Con la protección del Imperio otomano, las plazas costeras se desarrollaron rápidamente. Argel se convirtió en el principal centro de poder otomano en el Magreb y en una de las ciudades más populosas del Mediterráneo. Unos 60.000 habitantes a mediados del siglo XVI, más de 100.000 en los años centrales del XVII, dan idea del crecimiento, con una constante de alrededor de 30.000 cautivos cristianos, muy solicitados si eran artesanos o muchachas. Los cautivos también eran provechosos por los rescates que se conseguían de ellos o al menos como medio de recuperar a los musulmanes apresados en tierra cristiana. La relativa paz que se fue estableciendo en el Mediterráneo occidental a lo largo del siglo XVII hizo disminuir el número de cautivos cristianos, sustituidos por esclavos negros.

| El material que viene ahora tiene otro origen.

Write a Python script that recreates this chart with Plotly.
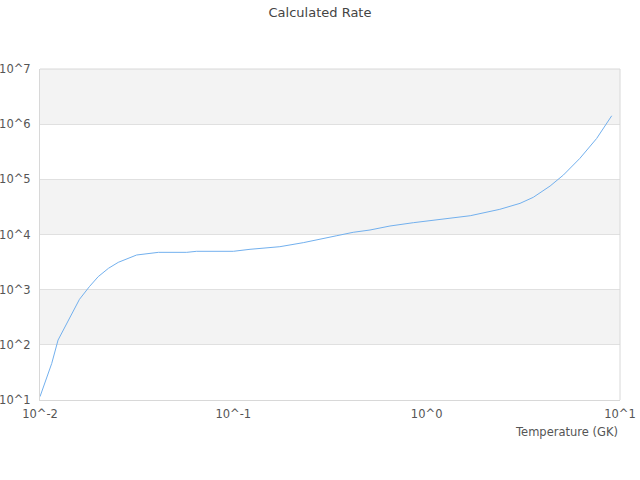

Los comerciantes europeos fueron asentándose en los puertos, a cambio del pago de una serie de derechos aduaneros. Aparte de los judíos, los marselleses fueron los más favorecidos por estas licencias, al menos hasta que en 1663 se firmó la paz con Holanda, cuyos súbditos obtuvieron un trato preferente sobre los franceses, siguiendo la costumbre otomana de no tener relaciones comerciales con más de una potencia extranjera a la vez. Las buenas relaciones con Luis XIV se volvieron a imponer, y, en conjunto, Francia fue la nación que más se benefició en esta zona del mundo, situación que se mantendría en los siglos siguientes. Unos y otros europeos apreciaban la lana en bruto, los cueros, la cera y el coral, así como también los dátiles y el cereal, que intercambiaban en general por artículos manufacturados, como tejidos, espejos, cristales, relojes y lozas, además de armas y vino. Situados tras los corsarios comerciantes en la escala social, los artesanos estaban agrupados en corporaciones que recibían privilegios a cambio de ciertos impuestos. Los campesinos realizaban los trabajos no especializados necesarios en las ciudades, a donde emigraban cuando en el siglo XVII se endurecieron las condiciones en el campo. En los alrededores de las ciudades, realizaban un cultivo intensivo en huertas, olivares, naranjales y arrozales, a los que dio un fuerte impulso la expulsión de los moriscos españoles. Los notables, sobre todo los altos funcionarios, poseían grandes propiedades, generalmente de cereal, que arrendaban en pequeños lotes a colonos, a cambio de rentas abusivas, permitidas por el excedente de mano de obra. La propiedad colectiva seguía existiendo en las zonas montañosas, cuya disponibilidad de tierras era obviamente menor.